Until several months ago I thought of Washington, D.C. as a great urban success. With its booming, diverse economy, urban core and globalizing culture – all tied together by enviable transit – it has so much to offer.
However every time I’m on the Beltway, experience the sprawl of Virginia and Maryland or travel on massive new highways built while transit stalls, I’m not so sure. Do most people consider this growth pattern progress?
I’ve spent a lot of my free time attending events on urbanism and reading about design, development and growth. I’ve seen that many ideas I promoted during my city council campaign are applicable all over, especially considering that 70% of the world’s population will live in cities within 30 years. Two recent events brought this into clear focus for me.
During a lecture here by Witold Rybczynski to promote his new book, How Architecture Works, he shared examples of exquisite stairways and spaces ranging from the new addition to Fort Worth’s Kimball Museum to houses in California. Good architecture is a miracle when it happens, he said, but it doesn't happen often. It’s a fair point, but seems too narrow.
How can we incentivize better design? Rybczynski, who served on a design commission in Washington, D.C. during a distinguished career of architecture criticism, said design review boards can help keep "really bad stuff" from happening but can't make good architecture. Architects need discipline and demanding clients to do their best work. Great design results from a strong community.
Is a strong community ultimately defined only as an enlightened benefactor? In Seattle, for example, there’s a fantastic new central public library, thanks to a determined owner. But mostly I saw neighbors object to building proposals and local media give voice to potential drawbacks, not to mention an imagined war on cars. More building is always "out of scale" rather than seen as a way to develop more affordable housing and create a more-urban critical mass of community. The result of neighborhood influence is often nearly lookalike five-story, wood-on-concrete structures with fake brick and wood Craftsman trim. In the D.C. area a similar process drives faux-Georgian sprawl.
Unfortunately I didn’t hear answers from others in the audience. So many of them -- largely architects -- seem dispirited by the bottom-line pressure of their business. One asked what went wrong with architectural education, as if academic exercises are to blame for professional timidity.
Another key event was the great “LA Constructs the Future” exhibit currently at the National Building Museum. The show traces development of transportation, water, community and buildings in Los Angeles during the half century starting in 1940. It addresses plenty of the downsides to the development (I'm still haunted by the image of a woman being forcibly evicted from Chavez Ravine). But the key takeaway for me was how many of those freeways and building designs have been copied by everyone else (often while criticizing LA’s traffic, smog, sprawl, etc.).

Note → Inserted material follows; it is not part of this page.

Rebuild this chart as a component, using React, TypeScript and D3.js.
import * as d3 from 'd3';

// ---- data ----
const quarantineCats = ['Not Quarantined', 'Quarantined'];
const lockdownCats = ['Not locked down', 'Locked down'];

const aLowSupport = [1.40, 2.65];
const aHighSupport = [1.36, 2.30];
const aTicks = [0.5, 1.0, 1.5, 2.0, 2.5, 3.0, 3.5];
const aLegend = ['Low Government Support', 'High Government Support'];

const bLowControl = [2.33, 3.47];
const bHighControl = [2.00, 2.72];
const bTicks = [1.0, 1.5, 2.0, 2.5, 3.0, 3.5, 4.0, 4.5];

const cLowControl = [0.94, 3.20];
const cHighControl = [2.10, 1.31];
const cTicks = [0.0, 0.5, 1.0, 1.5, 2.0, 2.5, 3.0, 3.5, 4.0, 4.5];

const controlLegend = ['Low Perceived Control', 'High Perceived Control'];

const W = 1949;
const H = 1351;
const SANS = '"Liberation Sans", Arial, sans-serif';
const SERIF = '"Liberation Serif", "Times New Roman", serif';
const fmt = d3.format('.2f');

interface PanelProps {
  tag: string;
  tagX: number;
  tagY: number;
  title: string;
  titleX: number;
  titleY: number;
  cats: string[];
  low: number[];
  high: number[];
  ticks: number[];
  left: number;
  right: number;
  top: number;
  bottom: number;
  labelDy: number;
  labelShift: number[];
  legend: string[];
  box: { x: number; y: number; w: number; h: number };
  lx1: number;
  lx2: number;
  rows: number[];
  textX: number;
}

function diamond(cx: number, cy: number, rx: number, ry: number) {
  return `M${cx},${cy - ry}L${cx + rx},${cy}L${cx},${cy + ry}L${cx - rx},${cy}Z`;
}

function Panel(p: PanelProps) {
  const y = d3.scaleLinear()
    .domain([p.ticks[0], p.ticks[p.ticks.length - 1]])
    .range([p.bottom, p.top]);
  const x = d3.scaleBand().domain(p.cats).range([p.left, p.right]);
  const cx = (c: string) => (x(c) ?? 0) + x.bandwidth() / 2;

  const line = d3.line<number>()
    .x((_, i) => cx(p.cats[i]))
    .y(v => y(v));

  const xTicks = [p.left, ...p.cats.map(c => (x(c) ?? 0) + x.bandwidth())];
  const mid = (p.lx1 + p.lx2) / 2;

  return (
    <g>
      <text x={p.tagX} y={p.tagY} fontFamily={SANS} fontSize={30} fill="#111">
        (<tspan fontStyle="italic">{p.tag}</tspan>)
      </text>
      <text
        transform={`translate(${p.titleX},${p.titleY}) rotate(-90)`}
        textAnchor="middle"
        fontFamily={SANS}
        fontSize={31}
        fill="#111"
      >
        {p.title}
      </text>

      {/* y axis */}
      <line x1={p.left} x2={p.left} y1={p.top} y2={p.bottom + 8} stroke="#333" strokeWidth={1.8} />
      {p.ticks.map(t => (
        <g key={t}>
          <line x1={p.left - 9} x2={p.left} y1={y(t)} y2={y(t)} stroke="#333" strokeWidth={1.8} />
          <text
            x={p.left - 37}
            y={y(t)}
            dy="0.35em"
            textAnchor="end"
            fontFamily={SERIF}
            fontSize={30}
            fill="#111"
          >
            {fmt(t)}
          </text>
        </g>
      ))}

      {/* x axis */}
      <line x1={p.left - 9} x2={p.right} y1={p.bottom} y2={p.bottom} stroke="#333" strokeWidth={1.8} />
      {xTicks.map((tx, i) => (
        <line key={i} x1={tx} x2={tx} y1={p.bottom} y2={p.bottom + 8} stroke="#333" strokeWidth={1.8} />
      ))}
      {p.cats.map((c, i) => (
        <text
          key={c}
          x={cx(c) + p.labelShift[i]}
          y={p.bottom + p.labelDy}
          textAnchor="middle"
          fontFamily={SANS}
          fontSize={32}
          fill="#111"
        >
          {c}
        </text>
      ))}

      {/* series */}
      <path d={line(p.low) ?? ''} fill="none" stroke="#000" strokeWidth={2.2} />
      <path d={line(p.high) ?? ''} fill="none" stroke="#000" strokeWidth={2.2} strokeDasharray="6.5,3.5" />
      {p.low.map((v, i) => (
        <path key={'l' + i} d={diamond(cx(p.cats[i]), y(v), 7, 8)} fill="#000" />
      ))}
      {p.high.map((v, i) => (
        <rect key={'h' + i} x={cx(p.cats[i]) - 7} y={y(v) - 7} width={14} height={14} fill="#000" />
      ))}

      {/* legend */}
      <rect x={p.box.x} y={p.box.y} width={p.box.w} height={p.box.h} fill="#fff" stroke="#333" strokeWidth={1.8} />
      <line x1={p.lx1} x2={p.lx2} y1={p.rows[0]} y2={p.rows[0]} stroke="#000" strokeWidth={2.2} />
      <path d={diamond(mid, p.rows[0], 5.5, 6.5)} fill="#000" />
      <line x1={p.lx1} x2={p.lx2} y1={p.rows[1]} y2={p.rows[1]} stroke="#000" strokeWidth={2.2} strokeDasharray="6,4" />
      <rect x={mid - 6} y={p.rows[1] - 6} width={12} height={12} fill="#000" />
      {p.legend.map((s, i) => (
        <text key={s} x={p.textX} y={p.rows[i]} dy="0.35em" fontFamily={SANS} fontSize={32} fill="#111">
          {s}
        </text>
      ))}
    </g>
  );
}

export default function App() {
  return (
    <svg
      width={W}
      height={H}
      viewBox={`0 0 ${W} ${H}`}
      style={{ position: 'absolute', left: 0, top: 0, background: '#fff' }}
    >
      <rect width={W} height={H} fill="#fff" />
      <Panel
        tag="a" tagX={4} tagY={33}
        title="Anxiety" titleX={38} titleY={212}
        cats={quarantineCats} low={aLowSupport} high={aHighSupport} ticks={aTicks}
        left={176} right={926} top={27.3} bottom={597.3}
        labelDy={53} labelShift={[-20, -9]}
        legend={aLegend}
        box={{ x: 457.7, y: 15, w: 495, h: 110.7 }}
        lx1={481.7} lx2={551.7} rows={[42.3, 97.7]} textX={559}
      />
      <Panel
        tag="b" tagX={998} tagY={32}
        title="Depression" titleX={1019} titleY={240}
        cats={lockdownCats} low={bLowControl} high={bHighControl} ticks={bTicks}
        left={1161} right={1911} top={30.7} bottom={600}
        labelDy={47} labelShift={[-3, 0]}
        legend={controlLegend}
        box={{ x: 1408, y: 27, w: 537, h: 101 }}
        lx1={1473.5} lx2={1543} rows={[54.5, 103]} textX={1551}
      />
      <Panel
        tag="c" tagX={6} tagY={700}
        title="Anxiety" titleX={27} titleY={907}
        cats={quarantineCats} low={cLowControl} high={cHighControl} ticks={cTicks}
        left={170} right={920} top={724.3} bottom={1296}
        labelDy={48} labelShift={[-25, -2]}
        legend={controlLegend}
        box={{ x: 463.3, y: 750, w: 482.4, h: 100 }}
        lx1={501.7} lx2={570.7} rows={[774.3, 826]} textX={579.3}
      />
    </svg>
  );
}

The exhibit leaves off in 1990, which marked the beginning of extraordinary transit development and improved walkability in the LA area. Downtown flourishes and urban growth continues to transform the city beyond what appears in the exhibit. Meanwhile many changes in greater Washington, D.C. aren’t as positive. Metro has declined and there’s little traction to improve or expand the subway system. Big changes to urban design in the District are on hold while growth continues in suburbs, necessitating more roads and sprawl.
It seems clear that our collective future depends on making urban areas that can effectively sustain more people. That means combining strong design with transit, work and mechanisms to strengthen community with activated spaces -- all with a focus on preserving resources. I'm hopeful for examples where this is happening and elements that can be copied.